# Written instruction
Select every line containing the word "this" from the material, and copy those lines.

=-=-=

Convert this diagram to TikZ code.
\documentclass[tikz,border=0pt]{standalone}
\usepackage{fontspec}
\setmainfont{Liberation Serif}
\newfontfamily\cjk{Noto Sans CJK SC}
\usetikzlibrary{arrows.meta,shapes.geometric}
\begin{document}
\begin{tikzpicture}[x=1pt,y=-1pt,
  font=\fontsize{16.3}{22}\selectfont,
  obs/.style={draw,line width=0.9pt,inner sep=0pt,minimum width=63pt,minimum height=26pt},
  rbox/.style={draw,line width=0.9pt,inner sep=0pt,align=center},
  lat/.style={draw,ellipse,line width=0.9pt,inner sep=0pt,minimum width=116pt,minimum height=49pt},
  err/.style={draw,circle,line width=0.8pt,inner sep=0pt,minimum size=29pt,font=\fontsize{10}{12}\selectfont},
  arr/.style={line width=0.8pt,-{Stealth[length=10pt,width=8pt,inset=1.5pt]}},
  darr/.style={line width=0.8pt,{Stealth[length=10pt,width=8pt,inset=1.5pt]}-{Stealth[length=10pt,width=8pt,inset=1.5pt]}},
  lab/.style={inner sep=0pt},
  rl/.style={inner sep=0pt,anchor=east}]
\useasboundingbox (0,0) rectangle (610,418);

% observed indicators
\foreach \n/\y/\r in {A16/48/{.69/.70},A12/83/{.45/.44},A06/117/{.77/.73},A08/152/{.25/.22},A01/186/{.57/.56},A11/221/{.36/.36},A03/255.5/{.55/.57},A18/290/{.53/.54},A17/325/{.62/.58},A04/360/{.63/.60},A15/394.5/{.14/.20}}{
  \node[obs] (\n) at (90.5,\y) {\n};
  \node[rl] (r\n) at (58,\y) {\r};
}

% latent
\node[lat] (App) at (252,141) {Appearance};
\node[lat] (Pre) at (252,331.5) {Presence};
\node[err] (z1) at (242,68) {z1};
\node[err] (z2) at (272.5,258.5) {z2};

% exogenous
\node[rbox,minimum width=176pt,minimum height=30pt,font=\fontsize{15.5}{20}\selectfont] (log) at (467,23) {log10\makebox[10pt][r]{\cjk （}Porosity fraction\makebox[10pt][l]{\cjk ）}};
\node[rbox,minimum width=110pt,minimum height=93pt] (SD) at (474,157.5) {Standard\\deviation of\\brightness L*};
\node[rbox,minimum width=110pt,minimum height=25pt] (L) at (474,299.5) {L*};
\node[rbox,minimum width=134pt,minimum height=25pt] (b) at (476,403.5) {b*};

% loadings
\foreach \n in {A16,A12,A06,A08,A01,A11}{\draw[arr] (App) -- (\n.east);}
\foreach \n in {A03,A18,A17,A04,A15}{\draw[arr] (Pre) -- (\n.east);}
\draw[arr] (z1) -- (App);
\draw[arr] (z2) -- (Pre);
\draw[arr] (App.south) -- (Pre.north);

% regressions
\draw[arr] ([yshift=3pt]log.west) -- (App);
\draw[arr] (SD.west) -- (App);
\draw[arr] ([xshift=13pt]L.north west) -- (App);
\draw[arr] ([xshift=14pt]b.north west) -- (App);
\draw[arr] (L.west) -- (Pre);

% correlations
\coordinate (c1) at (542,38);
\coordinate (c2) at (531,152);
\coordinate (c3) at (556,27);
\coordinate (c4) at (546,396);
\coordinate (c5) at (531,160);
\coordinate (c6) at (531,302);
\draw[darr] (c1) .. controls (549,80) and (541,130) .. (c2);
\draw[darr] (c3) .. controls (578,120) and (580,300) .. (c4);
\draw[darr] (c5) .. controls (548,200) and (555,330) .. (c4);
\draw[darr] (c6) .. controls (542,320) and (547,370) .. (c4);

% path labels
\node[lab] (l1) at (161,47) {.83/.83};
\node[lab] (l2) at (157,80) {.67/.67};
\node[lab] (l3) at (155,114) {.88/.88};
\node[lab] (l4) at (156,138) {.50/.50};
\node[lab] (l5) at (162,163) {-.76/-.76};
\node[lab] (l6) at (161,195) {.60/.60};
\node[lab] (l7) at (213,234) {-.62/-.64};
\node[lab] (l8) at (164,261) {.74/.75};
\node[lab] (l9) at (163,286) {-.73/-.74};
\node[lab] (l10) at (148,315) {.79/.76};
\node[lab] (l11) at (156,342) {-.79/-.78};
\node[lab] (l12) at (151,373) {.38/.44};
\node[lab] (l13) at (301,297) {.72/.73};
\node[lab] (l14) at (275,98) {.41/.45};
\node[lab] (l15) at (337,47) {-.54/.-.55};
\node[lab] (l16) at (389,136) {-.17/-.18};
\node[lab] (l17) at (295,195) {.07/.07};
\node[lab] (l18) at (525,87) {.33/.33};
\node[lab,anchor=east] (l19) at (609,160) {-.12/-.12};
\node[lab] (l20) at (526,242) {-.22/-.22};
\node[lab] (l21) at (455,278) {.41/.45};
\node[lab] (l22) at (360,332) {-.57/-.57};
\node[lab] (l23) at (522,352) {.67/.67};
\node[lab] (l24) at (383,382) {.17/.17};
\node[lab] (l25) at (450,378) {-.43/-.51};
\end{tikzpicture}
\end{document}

=-=-=

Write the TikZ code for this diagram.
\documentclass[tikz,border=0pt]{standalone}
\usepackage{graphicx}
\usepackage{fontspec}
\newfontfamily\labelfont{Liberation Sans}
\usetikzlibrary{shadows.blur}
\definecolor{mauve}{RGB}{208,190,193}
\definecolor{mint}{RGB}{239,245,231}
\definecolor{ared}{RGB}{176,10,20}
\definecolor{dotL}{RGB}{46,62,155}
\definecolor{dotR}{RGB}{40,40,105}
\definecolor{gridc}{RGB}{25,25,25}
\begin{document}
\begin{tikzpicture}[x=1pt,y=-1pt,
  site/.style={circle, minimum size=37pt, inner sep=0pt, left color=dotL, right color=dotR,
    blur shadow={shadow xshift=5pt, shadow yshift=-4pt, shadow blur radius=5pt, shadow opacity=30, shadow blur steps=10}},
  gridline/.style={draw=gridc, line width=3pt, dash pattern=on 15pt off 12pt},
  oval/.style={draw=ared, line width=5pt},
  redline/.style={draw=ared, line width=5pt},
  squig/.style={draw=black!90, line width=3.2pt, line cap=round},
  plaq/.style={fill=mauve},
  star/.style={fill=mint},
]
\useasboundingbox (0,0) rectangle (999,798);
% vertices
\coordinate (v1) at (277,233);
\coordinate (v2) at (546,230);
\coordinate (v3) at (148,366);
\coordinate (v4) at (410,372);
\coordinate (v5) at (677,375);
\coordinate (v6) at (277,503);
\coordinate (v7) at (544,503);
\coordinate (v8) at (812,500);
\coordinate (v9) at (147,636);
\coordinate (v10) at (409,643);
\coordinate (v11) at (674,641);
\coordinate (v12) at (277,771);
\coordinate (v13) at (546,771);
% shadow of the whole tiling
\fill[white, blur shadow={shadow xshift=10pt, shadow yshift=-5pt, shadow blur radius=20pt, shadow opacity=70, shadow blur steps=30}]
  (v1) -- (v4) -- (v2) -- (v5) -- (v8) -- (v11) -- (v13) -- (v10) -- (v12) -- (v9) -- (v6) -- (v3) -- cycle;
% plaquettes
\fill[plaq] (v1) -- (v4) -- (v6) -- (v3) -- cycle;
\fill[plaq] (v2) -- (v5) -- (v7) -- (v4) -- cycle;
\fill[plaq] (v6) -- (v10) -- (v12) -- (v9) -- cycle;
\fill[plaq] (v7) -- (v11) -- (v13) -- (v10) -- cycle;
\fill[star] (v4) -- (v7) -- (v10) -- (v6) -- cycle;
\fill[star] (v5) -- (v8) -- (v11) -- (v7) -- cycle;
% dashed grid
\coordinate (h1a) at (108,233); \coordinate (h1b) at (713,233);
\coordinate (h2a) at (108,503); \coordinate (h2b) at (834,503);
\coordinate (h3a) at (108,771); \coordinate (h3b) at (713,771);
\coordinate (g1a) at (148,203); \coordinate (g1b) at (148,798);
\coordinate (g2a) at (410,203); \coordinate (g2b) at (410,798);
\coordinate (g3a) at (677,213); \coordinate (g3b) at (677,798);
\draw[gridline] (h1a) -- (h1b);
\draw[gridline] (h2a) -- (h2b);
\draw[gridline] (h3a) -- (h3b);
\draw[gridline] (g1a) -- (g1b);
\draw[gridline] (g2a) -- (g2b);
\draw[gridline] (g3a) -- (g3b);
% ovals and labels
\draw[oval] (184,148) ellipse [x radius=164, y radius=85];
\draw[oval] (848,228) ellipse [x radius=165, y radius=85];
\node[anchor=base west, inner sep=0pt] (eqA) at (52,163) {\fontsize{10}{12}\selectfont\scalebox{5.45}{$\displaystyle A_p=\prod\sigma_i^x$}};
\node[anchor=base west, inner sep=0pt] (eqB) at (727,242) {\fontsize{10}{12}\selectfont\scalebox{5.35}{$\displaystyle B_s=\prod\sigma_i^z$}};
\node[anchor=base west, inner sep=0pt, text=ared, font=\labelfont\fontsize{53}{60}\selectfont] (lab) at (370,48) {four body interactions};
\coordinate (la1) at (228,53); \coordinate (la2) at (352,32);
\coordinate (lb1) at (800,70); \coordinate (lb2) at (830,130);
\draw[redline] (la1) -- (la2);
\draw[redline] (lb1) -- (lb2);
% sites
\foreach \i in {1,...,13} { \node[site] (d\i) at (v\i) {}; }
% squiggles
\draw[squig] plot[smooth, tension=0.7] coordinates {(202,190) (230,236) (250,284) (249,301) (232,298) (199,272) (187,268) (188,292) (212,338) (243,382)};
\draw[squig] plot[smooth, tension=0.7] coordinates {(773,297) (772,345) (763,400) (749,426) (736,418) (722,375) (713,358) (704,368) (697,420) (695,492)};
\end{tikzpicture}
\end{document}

=-=-=

# Answer to the exercise
Convert this diagram to TikZ code.
Write the TikZ code for this diagram.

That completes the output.